The task | Gather from the material every line that contains the string "this".

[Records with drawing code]
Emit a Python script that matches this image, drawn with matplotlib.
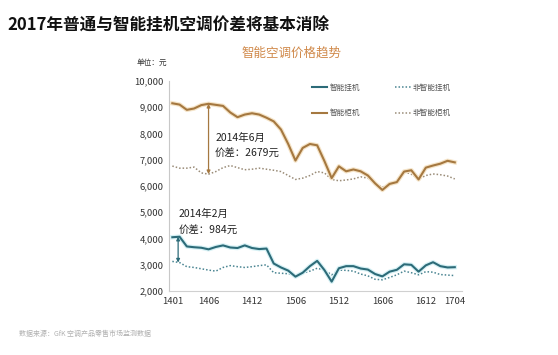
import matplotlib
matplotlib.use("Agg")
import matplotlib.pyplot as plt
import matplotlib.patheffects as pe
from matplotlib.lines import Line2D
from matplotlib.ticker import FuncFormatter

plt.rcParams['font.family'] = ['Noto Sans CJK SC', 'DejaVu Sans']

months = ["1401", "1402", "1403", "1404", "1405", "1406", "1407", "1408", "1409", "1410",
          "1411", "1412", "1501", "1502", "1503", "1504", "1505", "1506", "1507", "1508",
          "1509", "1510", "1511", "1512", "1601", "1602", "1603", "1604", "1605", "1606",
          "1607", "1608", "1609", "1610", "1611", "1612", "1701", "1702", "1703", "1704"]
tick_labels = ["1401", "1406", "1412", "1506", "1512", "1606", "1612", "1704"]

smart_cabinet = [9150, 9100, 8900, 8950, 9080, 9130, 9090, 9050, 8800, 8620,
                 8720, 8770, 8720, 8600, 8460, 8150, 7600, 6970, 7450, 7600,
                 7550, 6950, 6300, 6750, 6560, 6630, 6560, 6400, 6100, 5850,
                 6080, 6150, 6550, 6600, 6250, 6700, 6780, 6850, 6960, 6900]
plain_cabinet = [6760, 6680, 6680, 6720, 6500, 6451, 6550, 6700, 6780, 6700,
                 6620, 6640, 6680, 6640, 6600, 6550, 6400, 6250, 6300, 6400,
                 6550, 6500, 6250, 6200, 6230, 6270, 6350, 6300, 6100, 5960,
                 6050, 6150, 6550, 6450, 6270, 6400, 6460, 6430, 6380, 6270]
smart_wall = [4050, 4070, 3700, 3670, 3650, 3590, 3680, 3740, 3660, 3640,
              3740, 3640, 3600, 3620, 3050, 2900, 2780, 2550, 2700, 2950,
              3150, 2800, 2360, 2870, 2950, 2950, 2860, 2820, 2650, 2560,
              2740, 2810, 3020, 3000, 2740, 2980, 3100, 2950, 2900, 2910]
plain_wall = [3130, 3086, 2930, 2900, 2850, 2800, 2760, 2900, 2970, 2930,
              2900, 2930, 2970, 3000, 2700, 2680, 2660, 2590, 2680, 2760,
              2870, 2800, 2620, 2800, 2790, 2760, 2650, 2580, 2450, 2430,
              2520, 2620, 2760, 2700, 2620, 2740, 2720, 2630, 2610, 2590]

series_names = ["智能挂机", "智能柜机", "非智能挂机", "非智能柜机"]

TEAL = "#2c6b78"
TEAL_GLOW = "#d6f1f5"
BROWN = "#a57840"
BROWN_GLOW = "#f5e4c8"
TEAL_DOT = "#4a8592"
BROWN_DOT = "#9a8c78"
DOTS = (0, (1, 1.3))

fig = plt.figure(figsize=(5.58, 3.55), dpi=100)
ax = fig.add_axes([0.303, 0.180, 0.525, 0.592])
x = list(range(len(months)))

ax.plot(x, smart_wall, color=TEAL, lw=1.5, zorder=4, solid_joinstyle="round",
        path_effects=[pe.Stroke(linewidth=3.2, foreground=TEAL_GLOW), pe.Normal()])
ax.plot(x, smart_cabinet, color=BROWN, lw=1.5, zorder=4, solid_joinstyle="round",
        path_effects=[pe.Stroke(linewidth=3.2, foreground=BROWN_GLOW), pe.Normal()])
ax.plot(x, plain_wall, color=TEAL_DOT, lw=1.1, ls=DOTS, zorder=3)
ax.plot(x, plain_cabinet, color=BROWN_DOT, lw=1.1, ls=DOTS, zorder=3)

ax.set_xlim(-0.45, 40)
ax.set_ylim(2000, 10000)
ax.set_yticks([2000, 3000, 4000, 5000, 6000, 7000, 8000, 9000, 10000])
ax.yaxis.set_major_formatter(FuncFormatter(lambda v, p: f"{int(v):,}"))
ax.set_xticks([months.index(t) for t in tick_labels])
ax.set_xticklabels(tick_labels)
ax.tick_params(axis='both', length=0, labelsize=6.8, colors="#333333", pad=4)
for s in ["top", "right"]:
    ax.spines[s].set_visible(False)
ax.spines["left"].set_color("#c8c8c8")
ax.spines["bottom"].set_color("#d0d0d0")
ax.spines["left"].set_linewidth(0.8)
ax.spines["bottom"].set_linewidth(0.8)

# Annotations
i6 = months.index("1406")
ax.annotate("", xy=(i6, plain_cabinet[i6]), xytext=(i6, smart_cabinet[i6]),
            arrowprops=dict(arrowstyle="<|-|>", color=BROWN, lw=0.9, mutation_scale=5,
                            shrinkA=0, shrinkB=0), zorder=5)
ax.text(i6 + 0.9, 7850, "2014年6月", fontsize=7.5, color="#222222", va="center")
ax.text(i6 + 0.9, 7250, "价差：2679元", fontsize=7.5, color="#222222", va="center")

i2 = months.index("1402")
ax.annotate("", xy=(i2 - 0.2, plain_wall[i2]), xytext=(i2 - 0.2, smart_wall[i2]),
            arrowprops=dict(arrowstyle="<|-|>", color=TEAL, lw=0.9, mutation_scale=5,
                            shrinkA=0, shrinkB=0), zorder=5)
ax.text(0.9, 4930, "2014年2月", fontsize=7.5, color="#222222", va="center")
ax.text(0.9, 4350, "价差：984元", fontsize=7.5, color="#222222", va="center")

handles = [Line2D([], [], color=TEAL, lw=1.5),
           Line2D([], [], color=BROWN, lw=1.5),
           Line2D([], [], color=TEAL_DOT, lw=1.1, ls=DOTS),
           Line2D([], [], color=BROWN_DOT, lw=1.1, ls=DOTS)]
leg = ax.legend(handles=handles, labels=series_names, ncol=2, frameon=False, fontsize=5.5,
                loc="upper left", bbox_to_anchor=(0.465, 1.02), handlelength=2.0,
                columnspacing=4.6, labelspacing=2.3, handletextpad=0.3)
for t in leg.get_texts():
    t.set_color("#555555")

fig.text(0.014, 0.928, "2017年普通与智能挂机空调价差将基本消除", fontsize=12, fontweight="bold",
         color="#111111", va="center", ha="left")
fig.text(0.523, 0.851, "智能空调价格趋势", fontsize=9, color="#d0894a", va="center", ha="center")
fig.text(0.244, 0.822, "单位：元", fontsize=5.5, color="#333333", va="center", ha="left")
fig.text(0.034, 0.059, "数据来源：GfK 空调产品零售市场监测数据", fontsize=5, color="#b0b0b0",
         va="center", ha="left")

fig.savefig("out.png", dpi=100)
==
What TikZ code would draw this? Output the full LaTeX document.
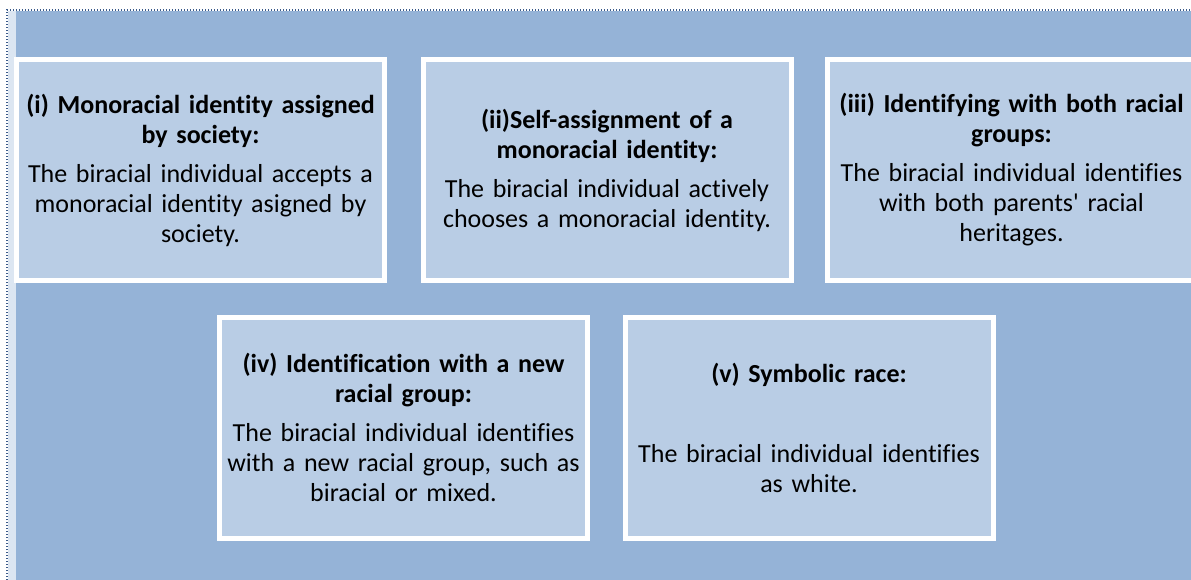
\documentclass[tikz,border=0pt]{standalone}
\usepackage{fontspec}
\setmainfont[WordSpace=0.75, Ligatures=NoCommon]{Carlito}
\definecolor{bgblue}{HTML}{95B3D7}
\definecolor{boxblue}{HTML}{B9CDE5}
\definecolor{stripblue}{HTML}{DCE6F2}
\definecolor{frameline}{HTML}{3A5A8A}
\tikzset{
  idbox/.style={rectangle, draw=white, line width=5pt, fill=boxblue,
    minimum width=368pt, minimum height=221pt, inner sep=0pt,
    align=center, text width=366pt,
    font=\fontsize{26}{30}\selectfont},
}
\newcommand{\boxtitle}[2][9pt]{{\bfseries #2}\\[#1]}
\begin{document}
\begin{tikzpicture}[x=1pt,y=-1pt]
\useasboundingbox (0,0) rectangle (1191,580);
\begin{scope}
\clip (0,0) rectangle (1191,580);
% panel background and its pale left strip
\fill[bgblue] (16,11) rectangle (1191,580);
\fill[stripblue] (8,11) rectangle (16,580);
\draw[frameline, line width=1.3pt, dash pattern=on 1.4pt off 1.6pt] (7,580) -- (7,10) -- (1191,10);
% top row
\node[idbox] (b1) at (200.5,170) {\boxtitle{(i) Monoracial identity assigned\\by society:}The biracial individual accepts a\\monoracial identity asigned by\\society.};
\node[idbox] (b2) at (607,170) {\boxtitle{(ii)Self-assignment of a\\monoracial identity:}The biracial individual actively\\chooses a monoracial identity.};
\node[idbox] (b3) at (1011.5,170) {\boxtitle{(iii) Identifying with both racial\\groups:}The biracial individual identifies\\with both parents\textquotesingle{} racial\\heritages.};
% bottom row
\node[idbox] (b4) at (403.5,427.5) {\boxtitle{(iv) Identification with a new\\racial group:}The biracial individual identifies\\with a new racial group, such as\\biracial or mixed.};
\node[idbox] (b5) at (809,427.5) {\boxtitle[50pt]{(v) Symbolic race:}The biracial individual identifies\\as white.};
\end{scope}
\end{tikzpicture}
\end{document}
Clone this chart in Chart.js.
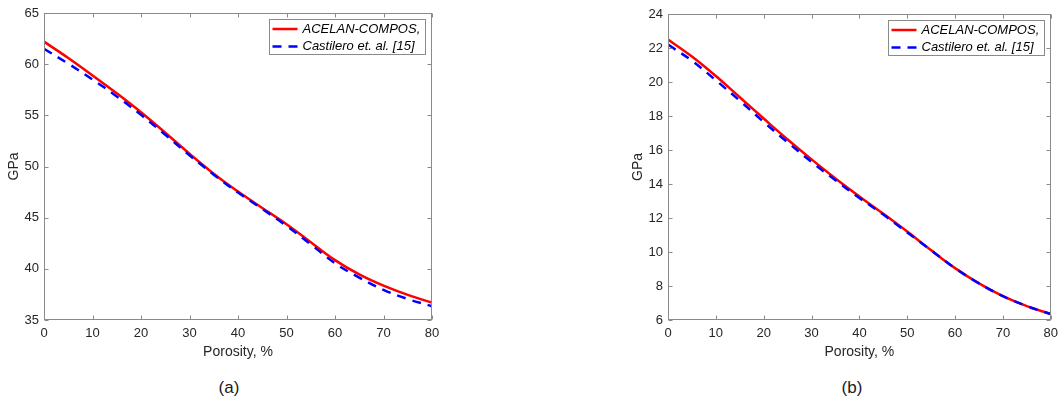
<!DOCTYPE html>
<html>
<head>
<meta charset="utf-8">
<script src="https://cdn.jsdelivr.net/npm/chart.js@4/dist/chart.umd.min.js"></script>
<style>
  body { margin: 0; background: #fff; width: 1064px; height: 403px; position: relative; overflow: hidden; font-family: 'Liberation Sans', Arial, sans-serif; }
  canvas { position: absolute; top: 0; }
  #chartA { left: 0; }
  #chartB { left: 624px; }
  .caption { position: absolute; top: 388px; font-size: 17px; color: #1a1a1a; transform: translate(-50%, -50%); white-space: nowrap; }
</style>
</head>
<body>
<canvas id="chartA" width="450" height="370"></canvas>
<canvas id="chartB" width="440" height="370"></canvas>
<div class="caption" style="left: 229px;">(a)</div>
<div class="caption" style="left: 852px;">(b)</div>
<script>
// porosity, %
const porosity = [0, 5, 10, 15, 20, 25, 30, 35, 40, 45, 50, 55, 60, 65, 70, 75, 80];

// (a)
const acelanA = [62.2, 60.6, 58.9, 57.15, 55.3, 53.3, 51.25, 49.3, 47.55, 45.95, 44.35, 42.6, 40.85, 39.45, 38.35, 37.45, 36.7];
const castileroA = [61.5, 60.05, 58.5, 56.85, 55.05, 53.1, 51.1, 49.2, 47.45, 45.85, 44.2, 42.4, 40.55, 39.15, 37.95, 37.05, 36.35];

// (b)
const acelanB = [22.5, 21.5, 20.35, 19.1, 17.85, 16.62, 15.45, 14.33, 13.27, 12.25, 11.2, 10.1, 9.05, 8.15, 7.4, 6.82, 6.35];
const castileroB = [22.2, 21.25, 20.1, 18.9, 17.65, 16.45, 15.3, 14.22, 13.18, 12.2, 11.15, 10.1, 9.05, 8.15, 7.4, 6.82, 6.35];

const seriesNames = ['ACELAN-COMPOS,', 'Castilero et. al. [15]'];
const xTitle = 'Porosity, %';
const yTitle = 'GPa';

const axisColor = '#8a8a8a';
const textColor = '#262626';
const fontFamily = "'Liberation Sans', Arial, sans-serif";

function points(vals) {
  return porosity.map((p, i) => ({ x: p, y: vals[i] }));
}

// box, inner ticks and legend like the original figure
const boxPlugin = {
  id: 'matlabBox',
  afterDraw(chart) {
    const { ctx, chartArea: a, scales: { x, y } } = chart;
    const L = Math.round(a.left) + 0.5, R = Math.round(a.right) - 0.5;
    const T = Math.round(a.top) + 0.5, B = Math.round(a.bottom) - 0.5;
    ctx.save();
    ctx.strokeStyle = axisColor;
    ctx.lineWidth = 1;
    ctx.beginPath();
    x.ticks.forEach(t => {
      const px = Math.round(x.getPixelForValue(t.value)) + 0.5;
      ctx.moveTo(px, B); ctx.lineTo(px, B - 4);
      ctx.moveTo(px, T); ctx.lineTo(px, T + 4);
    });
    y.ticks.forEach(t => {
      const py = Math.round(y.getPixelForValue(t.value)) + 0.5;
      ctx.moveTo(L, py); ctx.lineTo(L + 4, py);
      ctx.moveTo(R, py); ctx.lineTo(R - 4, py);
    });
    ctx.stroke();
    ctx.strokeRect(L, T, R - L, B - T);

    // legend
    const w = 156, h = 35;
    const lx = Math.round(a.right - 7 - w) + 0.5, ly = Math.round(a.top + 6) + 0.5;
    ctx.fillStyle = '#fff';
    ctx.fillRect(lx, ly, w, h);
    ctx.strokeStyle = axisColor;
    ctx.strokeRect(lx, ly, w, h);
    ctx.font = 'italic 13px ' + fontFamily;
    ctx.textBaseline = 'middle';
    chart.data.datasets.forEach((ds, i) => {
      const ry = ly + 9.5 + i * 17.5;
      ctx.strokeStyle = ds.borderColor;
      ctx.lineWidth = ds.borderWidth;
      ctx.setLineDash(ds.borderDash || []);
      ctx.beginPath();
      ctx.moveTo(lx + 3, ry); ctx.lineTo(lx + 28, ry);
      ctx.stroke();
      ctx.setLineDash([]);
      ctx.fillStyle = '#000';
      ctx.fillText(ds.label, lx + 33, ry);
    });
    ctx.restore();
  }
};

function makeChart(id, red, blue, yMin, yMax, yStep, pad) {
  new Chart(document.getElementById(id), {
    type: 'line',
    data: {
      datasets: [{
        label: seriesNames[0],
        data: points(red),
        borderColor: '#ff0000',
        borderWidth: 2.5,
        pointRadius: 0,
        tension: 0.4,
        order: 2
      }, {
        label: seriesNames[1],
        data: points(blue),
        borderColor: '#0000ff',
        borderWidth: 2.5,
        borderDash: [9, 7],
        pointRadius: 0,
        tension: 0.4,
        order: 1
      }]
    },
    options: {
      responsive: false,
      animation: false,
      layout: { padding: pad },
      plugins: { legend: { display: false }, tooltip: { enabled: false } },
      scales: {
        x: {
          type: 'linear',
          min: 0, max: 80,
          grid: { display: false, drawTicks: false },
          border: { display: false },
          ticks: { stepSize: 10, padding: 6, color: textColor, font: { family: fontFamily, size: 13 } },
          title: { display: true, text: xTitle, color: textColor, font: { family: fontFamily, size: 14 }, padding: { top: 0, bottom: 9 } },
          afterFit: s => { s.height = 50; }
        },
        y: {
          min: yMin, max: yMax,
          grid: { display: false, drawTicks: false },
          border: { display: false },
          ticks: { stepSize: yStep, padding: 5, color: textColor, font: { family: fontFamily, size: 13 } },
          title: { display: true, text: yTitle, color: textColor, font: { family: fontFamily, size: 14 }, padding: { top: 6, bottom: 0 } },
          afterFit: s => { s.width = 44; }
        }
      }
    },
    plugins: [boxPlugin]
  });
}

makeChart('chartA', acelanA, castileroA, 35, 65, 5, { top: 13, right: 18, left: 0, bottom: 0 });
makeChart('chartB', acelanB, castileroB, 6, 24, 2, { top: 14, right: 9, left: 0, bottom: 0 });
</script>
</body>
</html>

Response to the exercise |
Emit a Python script that matches this image, drawn with matplotlib.
What TikZ code would draw this? Output the full LaTeX document.
Clone this chart in Chart.js.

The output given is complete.